Researchers monitored songbirds who lost their ability to hear and observed changes in their braincells in as little as 24 hours. The rapid response of the braincells came as a surprise to researchers on the study.

Senior author of the study, Richard Mooney, PhD, professor of neurobiology at Duke, commented on the findings:

“When hearing was lost, we saw rapid changes in motor areas in that control song, the bird’s equivalent of speech,”

“This study provided a laser-like focus on what happens in the living songbird brain, narrowed down to the particular cell type involved.”
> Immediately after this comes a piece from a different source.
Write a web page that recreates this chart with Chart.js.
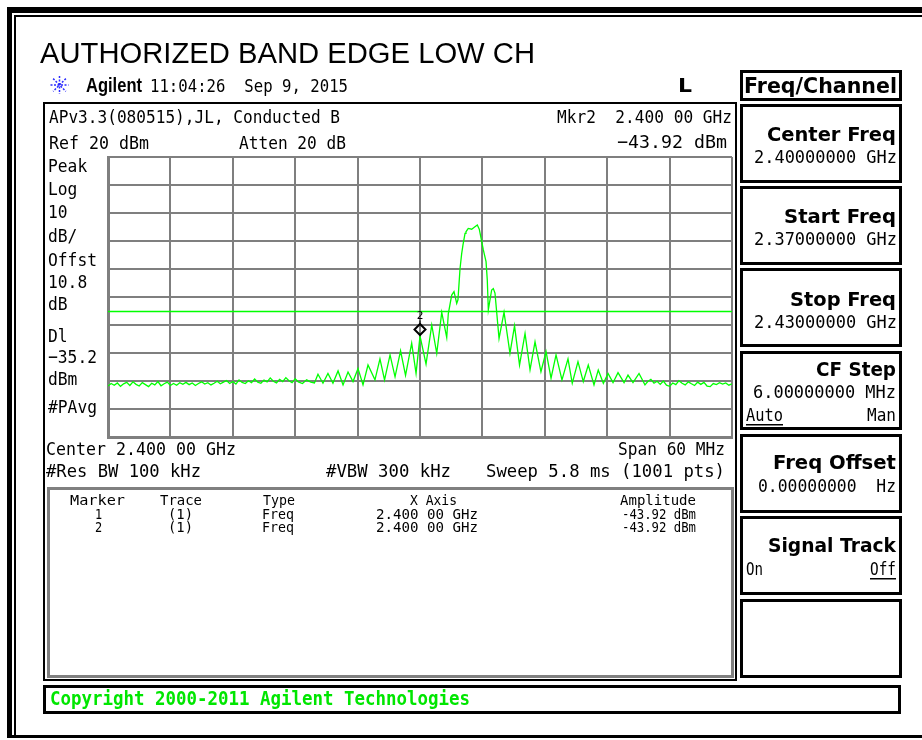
<!DOCTYPE html>
<html><head><meta charset="utf-8">
<style>html,body{margin:0;padding:0;background:#fff;overflow:hidden}canvas{display:block}</style>
<script src="https://cdn.jsdelivr.net/npm/chart.js@4.4.0/dist/chart.umd.min.js"></script>
</head><body><canvas id="c" width="922" height="740"></canvas>
<script>
// ---- data ----
const titleText = 'AUTHORIZED BAND EDGE LOW CH';
const startMHz = 2370, stopMHz = 2430, mhzPerDiv = 6;
const refLevel = 20, bottomLevel = -80, dbPerDiv = 10;
const displayLineDbm = -35.2;
const markerMHz = 2400.0, markerDbm = -43.92;

const traceMHz = [
 2370.0,2370.3,2370.6,2370.9,2371.2,2371.5,2371.8,2372.1,2372.4,2372.7,
 2373.0,2373.3,2373.6,2373.9,2374.2,2374.5,2374.8,2375.1,2375.4,2375.7,
 2376.0,2376.3,2376.6,2376.9,2377.2,2377.5,2377.8,2378.1,2378.4,2378.7,
 2379.0,2379.3,2379.6,2379.9,2380.2,2380.5,2380.8,2381.1,2381.4,2381.7,
 2382.0,2382.3,2382.6,2382.9,2383.2,2383.5,2383.8,2384.1,2384.4,2384.7,
 2385.0,2385.3,2385.6,2385.9,2386.2,2386.5,2386.8,2387.1,2387.4,2387.7,2388.0,
 2388.3,2388.7,2389.1,2389.5,2389.85,
 2390.19,2390.67,2391.15,2391.63,2392.12,2392.60,2393.08,2393.56,2394.04,2394.52,
 2395.00,2395.67,2396.15,2396.59,2397.12,2397.60,2398.13,2398.61,2399.20,2399.62,
 2400.00,2400.58,2401.13,2401.61,2402.09,2402.57,2402.72,2403.05,2403.27,2403.53,
 2403.65,2403.85,2404.01,2404.13,2404.33,2404.42,2404.64,2404.97,2405.22,2405.51,
 2405.70,2405.87,2406.09,2406.35,2406.47,2406.57,2406.89,2407.05,2407.21,2407.60,
 2408.08,2408.65,2409.09,2409.57,2410.10,2410.58,2411.06,2411.63,2412.12,2412.60,
 2413.08,2413.65,2414.23,2414.64,2415.19,2415.70,2416.18,2416.73,2417.14,2417.63,
 2418.08,2418.56,2419.04,2419.62,2420.00,2420.48,2421.06,2421.63,
 2421.9,2422.2,2422.5,2422.8,2423.1,2423.4,2423.7,2424.0,2424.3,2424.6,
 2424.9,2425.2,2425.5,2425.8,2426.1,2426.4,2426.7,2427.0,2427.3,2427.6,
 2427.9,2428.2,2428.5,2428.8,2429.1,2429.4,2429.7,2430.0
];
const traceDbm = [
 -61.8,-60.9,-61.5,-60.7,-61.9,-61.0,-60.5,-61.6,-60.3,-61.2,
 -61.8,-60.6,-61.3,-62.0,-60.8,-61.4,-60.2,-61.7,-61.0,-60.4,
 -61.6,-60.9,-61.5,-60.6,-61.2,-60.5,-61.3,-60.7,-61.6,-60.9,
 -60.3,-61.1,-60.6,-61.4,-60.8,-60.1,-61.0,-60.4,-59.8,-60.9,
 -60.2,-61.1,-59.6,-60.5,-60.9,-59.9,-60.6,-59.3,-60.4,-60.8,
 -59.7,-60.3,-58.9,-60.1,-60.7,-59.4,-60.2,-58.8,-59.9,-60.6,-59.2,
 -60.3,-60.9,-59.6,-60.4,-60.7,
 -57.6,-60.8,-57.3,-60.8,-56.4,-61.4,-56.8,-60.2,-55.5,-61.4,
 -54.3,-59.6,-52.1,-59.6,-50.7,-58.5,-49.2,-58.0,-46.5,-57.3,
 -43.92,-54.0,-40.0,-50.1,-35.5,-44.5,-36.0,-29.3,-28.1,-32.3,
 -31.0,-19.8,-14.4,-11.5,-7.3,-6.7,-5.5,-5.8,-5.1,-4.3,
 -5.8,-9.0,-13.2,-17.4,-23.9,-34.6,-27.5,-27.0,-28.6,-44.8,
 -35.4,-50.1,-40.3,-54.3,-43.0,-56.0,-46.0,-56.7,-49.5,-59.0,
 -50.7,-59.6,-52.1,-60.8,-53.1,-60.2,-54.3,-61.4,-56.1,-60.8,
 -57.3,-60.6,-57.0,-60.6,-57.9,-60.6,-57.3,-61.4,
 -60.2,-59.4,-60.8,-60.1,-61.2,-60.0,-61.5,-61.9,-60.7,-61.3,
 -59.9,-60.8,-61.4,-60.3,-61.0,-61.6,-60.4,-61.2,-60.5,-61.8,
 -62.0,-60.9,-61.3,-60.6,-61.1,-60.7,-61.5,-61.0
];

// ---- drawing helpers ----
const MONO = '"DejaVu Sans Mono", monospace';
const SANS = '"DejaVu Sans", sans-serif';
const ARIAL = '"Liberation Sans", Arial, sans-serif';

function T(ctx, s, x, y, o) {
  o = o || {};
  ctx.save();
  ctx.font = (o.b ? 'bold ' : '') + (o.size || 18.5) + 'px ' + (o.f || MONO);
  ctx.fillStyle = o.c || '#000';
  ctx.textBaseline = 'alphabetic';
  ctx.textAlign = 'left';
  const m = ctx.measureText(s).width;
  const sx = o.w ? o.w / m : (o.sx || 0.88);
  const W = m * sx;
  const x0 = o.a === 'r' ? x - W : (o.a === 'c' ? x - W / 2 : x);
  ctx.translate(x0, y);
  ctx.scale(sx, 1);
  ctx.fillText(s, 0, 0);
  ctx.restore();
}

const instrument = {
  id: 'instrument',
  afterDraw(chart) {
    const ctx = chart.ctx;
    ctx.save();
    // outer frame
    ctx.fillStyle = '#000';
    ctx.fillRect(7, 7, 915, 6);
    ctx.fillRect(7, 7, 5, 731);
    ctx.fillRect(14, 15, 908, 2);
    ctx.fillRect(14, 15, 2, 720);
    ctx.fillRect(7, 735, 915, 3);

    // title
    T(ctx, titleText, 40, 63, {f: ARIAL, size: 30, w: 495});

    // Agilent logo (snowflake)
    ctx.save();
    ctx.strokeStyle = '#2b2bff'; ctx.lineWidth = 1.5; ctx.setLineDash([2, 1.5]);
    const cx = 59.5, cy = 85, r = 9;
    for (let k = 0; k < 4; k++) {
      const a = k * Math.PI / 4;
      ctx.beginPath();
      ctx.moveTo(cx - r * Math.cos(a), cy - r * Math.sin(a));
      ctx.lineTo(cx + r * Math.cos(a), cy + r * Math.sin(a));
      ctx.stroke();
    }
    ctx.restore();
    T(ctx, 'Agilent', 86, 92, {f: ARIAL, b: true, size: 20, w: 56});
    T(ctx, '11:04:26  Sep 9, 2015', 150, 92, {w: 198});
    T(ctx, 'L', 678, 92, {f: SANS, b: true, size: 20, w: 14});

    // screen box
    ctx.strokeStyle = '#000'; ctx.lineWidth = 2;
    ctx.strokeRect(44, 103, 692, 577);

    // screen annotations
    T(ctx, 'APv3.3(080515),JL, Conducted B', 49, 123, {w: 291});
    T(ctx, 'Mkr2  2.400 00 GHz', 732, 123, {w: 175, a: 'r'});
    T(ctx, 'Ref 20 dBm', 49, 149, {w: 100});
    T(ctx, 'Atten 20 dB', 239, 149, {w: 107});
    T(ctx, '\u221243.92 dBm', 727, 148, {w: 110, a: 'r'});
    const leftLabels = [['Peak',172],['Log',195],['10',218],['dB/',242],['Offst',266],
      ['10.8',288],['dB',310],['Dl',342],['\u221235.2',363],['dBm',385],['#PAvg',413]];
    leftLabels.forEach(([s, y]) => T(ctx, s, 48, y));
    T(ctx, 'Center 2.400 00 GHz', 46, 455, {w: 190});
    T(ctx, 'Span 60 MHz', 725, 455, {w: 107, a: 'r'});
    T(ctx, '#Res BW 100 kHz', 46, 477, {w: 155});
    T(ctx, '#VBW 300 kHz', 326, 477, {w: 125});
    T(ctx, 'Sweep 5.8 ms (1001 pts)', 725, 477, {w: 239, a: 'r'});

    // marker table
    ctx.strokeStyle = '#808080'; ctx.lineWidth = 3;
    ctx.strokeRect(48.5, 488.5, 684, 188);
    const ts = 13.5;
    T(ctx, 'Marker', 70, 505, {size: ts, w: 55});
    T(ctx, 'Trace', 160, 505, {size: ts, w: 42});
    T(ctx, 'Type', 263, 505, {size: ts, w: 32});
    T(ctx, 'X Axis', 410, 505, {size: ts, w: 47});
    T(ctx, 'Amplitude', 620, 505, {size: ts, w: 76});
    [['1', 519], ['2', 532]].forEach(([m, y]) => {
      T(ctx, m, 95, y, {size: ts});
      T(ctx, '(1)', 168, y, {size: ts, w: 25});
      T(ctx, 'Freq', 262, y, {size: ts, w: 32});
      T(ctx, '2.400 00 GHz', 376, y, {size: ts, w: 102});
      T(ctx, '-43.92 dBm', 622, y, {size: ts, w: 74});
    });

    // softkeys
    ctx.strokeStyle = '#000'; ctx.lineWidth = 3;
    ctx.strokeRect(741.5, 71.5, 159, 28);
    T(ctx, 'Freq/Channel', 744, 93, {f: SANS, b: true, size: 21, w: 153});
    [105, 187, 269, 352, 435, 517, 600].forEach(t => ctx.strokeRect(741.5, t + 0.5, 159, 76));
    const KR = 896;
    T(ctx, 'Center Freq', KR, 141, {f: SANS, b: true, size: 20, w: 129, a: 'r'});
    T(ctx, '2.40000000 GHz', KR + 1, 163, {w: 143, a: 'r'});
    T(ctx, 'Start Freq', KR, 223, {f: SANS, b: true, size: 20, w: 112, a: 'r'});
    T(ctx, '2.37000000 GHz', KR + 1, 245, {w: 143, a: 'r'});
    T(ctx, 'Stop Freq', KR, 306, {f: SANS, b: true, size: 20, w: 106, a: 'r'});
    T(ctx, '2.43000000 GHz', KR + 1, 328, {w: 143, a: 'r'});
    T(ctx, 'CF Step', KR, 376, {f: SANS, b: true, size: 20, w: 80, a: 'r'});
    T(ctx, '6.00000000 MHz', KR, 398, {w: 143, a: 'r'});
    T(ctx, 'Auto', 746, 421, {w: 37});
    ctx.fillStyle = '#000'; ctx.fillRect(746, 424, 37, 1.5);
    T(ctx, 'Man', KR, 421, {w: 29, a: 'r'});
    T(ctx, 'Freq Offset', KR, 469, {f: SANS, b: true, size: 20, w: 123, a: 'r'});
    T(ctx, '0.00000000  Hz', KR, 492, {w: 138, a: 'r'});
    T(ctx, 'Signal Track', KR, 552, {f: SANS, b: true, size: 20, w: 128, a: 'r'});
    T(ctx, 'On', 746, 575, {w: 17});
    T(ctx, 'Off', KR, 575, {w: 26, a: 'r'});
    ctx.fillRect(870, 578, 26, 1.5);

    // copyright
    ctx.strokeStyle = '#000'; ctx.lineWidth = 3;
    ctx.strokeRect(44.5, 686.5, 855, 26);
    T(ctx, 'Copyright 2000-2011 Agilent Technologies', 50, 705, {b: true, size: 19.5, c: '#00e600', w: 420});

    // marker 2
    const xs = chart.scales.x, ys = chart.scales.y;
    const px = xs.getPixelForValue(markerMHz), py = ys.getPixelForValue(markerDbm);
    ctx.strokeStyle = '#000'; ctx.lineWidth = 2; ctx.setLineDash([]);
    ctx.beginPath();
    ctx.moveTo(px, py - 1); ctx.lineTo(px + 5.5, py - 6.5);
    ctx.lineTo(px, py - 12); ctx.lineTo(px - 5.5, py - 6.5); ctx.closePath();
    ctx.stroke();
    ctx.lineWidth = 1;
    ctx.beginPath(); ctx.moveTo(px, py - 12); ctx.lineTo(px, py - 15.5); ctx.stroke();
    T(ctx, '2', px, py - 16.5, {size: 11, a: 'c', sx: 1});
    ctx.restore();
  }
};

new Chart(document.getElementById('c'), {
  type: 'line',
  data: {
    datasets: [
      {
        data: [{x: startMHz, y: displayLineDbm}, {x: stopMHz, y: displayLineDbm}],
        borderColor: '#00ff00', borderWidth: 1.5, pointRadius: 0
      },
      {
        data: traceMHz.map((f, i) => ({x: f, y: traceDbm[i]})),
        borderColor: '#00ff00', borderWidth: 1.3, pointRadius: 0, tension: 0
      }
    ]
  },
  options: {
    responsive: false,
    animation: false,
    events: [],
    layout: {padding: {left: 108, right: 190, top: 157, bottom: 303}},
    plugins: {legend: {display: false}, tooltip: {enabled: false}},
    scales: {
      x: {
        type: 'linear', min: startMHz, max: stopMHz,
        ticks: {display: false, stepSize: mhzPerDiv},
        grid: {color: '#7f7f7f', lineWidth: 2, drawTicks: false},
        border: {display: true, color: '#7f7f7f', width: 3}
      },
      y: {
        type: 'linear', min: bottomLevel, max: refLevel,
        ticks: {display: false, stepSize: dbPerDiv},
        grid: {color: '#7f7f7f', lineWidth: 2, drawTicks: false},
        border: {display: true, color: '#7f7f7f', width: 3}
      }
    }
  },
  plugins: [instrument]
});
</script>
</body></html>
Here’s a look at the neurons in question when analyzed under a microscope after being injected with flourescent matter from a jellyfish:

(image)

“I will go out on a limb and say that I think similar changes also occur in human brains after hearing loss, specifically in Broca’s area, a part of the human brain that plays an important role in generating speech and that also receives inputs from the auditory system,”

“Our vocal system depends on the auditory system to create intelligible speech. When people suffer profound hearing loss, their speech often becomes hoarse, garbled, and harder to understand, so not only do they have trouble hearing, they often can’t speak fluently any more,”

“I was very surprised that the weakening of connections between nerve cells was visible and emerged so rapidly — over the course of days these changes allowed us to predict which birds’ songs would fall apart most dramatically,”

I guess these aren’t surprising results, but sad for the birds involved in the study. Of course losing your hearing is going to effect your ability to carry a tune. What implications this holds for humans, other than providing evidence that we share similar characteristics with birds, I do not know.